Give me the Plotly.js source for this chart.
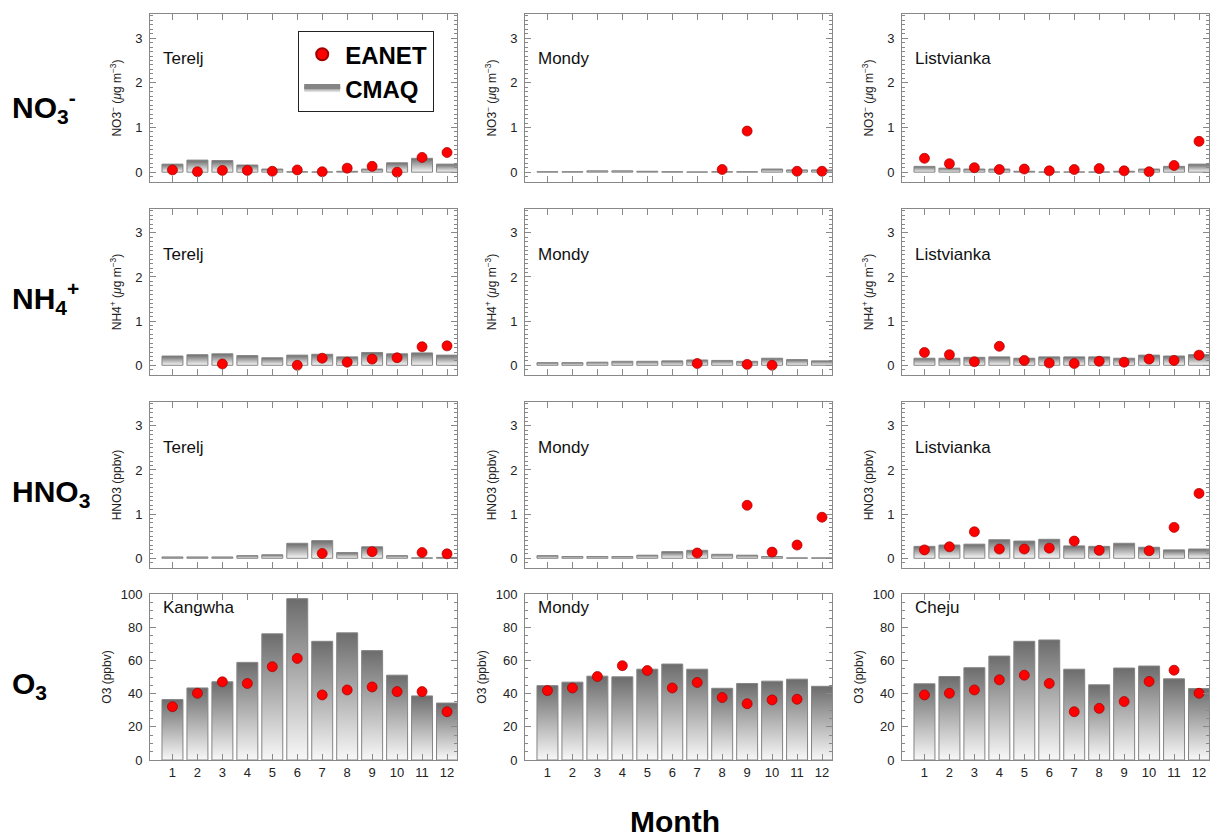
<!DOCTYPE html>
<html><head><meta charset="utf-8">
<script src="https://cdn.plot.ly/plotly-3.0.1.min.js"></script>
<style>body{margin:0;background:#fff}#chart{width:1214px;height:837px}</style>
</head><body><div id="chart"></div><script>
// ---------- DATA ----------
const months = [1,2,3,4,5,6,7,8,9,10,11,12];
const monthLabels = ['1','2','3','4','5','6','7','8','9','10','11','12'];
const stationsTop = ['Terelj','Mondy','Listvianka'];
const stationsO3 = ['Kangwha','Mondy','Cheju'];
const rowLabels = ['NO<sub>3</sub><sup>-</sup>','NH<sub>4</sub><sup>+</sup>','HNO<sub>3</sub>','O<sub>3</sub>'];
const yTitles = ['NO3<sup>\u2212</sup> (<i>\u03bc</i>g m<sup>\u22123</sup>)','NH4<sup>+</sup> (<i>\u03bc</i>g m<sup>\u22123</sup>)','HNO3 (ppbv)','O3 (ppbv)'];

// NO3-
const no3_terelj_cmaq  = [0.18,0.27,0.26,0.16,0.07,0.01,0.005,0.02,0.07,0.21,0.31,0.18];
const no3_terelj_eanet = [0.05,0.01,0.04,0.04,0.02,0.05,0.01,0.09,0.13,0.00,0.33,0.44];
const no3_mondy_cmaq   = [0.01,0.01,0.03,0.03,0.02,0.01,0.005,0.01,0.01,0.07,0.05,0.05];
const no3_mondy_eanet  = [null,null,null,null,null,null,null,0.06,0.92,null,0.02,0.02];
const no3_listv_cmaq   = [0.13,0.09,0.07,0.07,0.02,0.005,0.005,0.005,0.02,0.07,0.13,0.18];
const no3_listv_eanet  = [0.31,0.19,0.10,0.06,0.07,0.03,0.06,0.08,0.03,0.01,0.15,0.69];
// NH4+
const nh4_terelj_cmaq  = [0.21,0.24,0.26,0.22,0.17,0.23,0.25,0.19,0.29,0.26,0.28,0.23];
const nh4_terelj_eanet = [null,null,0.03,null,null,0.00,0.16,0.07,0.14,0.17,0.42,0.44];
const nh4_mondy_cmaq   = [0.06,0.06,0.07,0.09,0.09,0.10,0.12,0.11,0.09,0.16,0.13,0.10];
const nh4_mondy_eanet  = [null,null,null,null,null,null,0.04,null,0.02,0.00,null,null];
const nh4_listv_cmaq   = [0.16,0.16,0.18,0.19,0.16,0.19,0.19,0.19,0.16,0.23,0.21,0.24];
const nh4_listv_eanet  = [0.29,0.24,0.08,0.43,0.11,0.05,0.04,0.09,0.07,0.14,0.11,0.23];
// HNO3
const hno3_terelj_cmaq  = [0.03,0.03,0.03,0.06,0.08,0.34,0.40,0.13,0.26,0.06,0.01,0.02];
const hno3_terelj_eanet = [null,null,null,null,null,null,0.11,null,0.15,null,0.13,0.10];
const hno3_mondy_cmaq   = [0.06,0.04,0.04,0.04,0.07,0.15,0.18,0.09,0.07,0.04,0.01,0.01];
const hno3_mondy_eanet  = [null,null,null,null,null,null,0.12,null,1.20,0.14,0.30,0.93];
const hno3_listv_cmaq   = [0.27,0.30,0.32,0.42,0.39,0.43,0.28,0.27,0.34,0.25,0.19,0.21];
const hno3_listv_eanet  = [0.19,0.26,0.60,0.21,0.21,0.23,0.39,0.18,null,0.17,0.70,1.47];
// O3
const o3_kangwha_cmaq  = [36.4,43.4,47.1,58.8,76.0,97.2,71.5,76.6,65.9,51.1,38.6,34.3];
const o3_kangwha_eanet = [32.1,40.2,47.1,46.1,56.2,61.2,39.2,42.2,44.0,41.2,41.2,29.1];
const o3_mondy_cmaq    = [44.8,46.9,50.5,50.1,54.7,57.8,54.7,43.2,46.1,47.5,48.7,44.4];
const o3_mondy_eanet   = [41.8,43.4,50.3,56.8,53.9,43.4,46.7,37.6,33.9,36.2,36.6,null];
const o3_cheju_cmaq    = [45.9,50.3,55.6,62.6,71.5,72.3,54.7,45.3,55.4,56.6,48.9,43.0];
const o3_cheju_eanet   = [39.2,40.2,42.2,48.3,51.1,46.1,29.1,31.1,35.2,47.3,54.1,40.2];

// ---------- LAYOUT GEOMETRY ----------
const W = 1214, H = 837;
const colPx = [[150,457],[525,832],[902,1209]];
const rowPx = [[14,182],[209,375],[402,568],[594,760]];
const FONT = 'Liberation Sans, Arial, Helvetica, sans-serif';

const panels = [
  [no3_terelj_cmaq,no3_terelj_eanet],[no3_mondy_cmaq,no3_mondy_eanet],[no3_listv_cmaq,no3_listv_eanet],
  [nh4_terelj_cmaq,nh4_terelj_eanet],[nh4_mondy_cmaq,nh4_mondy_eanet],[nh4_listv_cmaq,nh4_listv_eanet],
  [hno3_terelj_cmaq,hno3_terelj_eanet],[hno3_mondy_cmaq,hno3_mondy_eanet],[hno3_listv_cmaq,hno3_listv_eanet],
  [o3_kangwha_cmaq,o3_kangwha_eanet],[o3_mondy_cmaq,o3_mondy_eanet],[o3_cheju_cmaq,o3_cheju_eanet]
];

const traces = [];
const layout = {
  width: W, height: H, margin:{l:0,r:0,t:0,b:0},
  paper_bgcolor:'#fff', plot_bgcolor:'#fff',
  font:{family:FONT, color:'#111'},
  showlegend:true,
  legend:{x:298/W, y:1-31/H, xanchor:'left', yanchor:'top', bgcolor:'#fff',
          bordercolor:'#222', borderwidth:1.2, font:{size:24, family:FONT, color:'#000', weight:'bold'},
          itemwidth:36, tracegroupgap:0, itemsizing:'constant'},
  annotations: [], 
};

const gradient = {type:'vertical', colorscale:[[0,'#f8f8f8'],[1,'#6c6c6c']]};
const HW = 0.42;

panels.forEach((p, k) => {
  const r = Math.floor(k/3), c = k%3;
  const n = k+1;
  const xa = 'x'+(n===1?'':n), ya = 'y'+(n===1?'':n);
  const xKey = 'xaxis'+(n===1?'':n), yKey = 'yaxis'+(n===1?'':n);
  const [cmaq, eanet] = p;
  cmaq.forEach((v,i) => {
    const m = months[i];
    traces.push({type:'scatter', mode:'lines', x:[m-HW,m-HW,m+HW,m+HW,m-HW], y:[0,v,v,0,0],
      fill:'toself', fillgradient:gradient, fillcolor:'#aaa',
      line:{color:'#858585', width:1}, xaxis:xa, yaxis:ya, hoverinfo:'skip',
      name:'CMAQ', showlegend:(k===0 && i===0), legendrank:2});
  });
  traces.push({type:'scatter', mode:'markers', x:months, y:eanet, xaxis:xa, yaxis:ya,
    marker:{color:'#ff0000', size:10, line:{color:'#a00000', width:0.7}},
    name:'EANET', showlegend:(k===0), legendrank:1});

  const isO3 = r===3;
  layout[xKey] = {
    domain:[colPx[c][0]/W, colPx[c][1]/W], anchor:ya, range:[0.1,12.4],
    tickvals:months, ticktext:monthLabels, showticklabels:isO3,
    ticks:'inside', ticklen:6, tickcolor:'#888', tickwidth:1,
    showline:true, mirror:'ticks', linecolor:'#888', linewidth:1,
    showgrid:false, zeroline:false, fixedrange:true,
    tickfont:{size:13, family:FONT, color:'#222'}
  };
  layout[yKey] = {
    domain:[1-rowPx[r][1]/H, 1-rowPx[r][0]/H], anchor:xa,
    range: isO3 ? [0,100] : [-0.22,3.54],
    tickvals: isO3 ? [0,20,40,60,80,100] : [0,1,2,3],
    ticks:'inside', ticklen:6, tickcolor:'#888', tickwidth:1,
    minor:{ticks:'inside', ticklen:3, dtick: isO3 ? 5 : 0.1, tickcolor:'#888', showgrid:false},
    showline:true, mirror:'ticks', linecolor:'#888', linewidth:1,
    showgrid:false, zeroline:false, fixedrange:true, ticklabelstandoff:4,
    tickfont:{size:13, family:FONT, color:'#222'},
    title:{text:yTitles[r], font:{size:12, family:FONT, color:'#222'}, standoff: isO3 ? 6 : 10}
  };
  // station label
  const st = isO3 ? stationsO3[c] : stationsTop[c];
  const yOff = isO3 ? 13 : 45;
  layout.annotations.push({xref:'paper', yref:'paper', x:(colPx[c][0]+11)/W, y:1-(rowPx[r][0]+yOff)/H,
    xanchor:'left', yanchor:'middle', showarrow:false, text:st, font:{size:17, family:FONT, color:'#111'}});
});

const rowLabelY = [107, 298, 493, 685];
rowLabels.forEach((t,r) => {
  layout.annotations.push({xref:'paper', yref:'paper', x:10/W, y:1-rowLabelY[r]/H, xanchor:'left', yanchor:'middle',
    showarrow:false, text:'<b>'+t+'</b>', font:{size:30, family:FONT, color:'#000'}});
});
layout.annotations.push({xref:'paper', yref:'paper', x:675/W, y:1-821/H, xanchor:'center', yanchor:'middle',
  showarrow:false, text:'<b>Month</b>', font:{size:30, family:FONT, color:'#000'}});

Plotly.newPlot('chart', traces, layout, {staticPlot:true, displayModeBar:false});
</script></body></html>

-.-.-

Begin at the first line of the material and copy each line exactly through the one containing "const yTitles = ['NO3<sup>\u2212</sup>". Omit pictures.

Give me the Plotly.js source for this chart.
<!DOCTYPE html>
<html><head><meta charset="utf-8">
<script src="https://cdn.plot.ly/plotly-3.0.1.min.js"></script>
<style>body{margin:0;background:#fff}#chart{width:1214px;height:837px}</style>
</head><body><div id="chart"></div><script>
// ---------- DATA ----------
const months = [1,2,3,4,5,6,7,8,9,10,11,12];
const monthLabels = ['1','2','3','4','5','6','7','8','9','10','11','12'];
const stationsTop = ['Terelj','Mondy','Listvianka'];
const stationsO3 = ['Kangwha','Mondy','Cheju'];
const rowLabels = ['NO<sub>3</sub><sup>-</sup>','NH<sub>4</sub><sup>+</sup>','HNO<sub>3</sub>','O<sub>3</sub>'];
const yTitles = ['NO3<sup>\u2212</sup> (<i>\u03bc</i>g m<sup>\u22123</sup>)','NH4<sup>+</sup> (<i>\u03bc</i>g m<sup>\u22123</sup>)','HNO3 (ppbv)','O3 (ppbv)'];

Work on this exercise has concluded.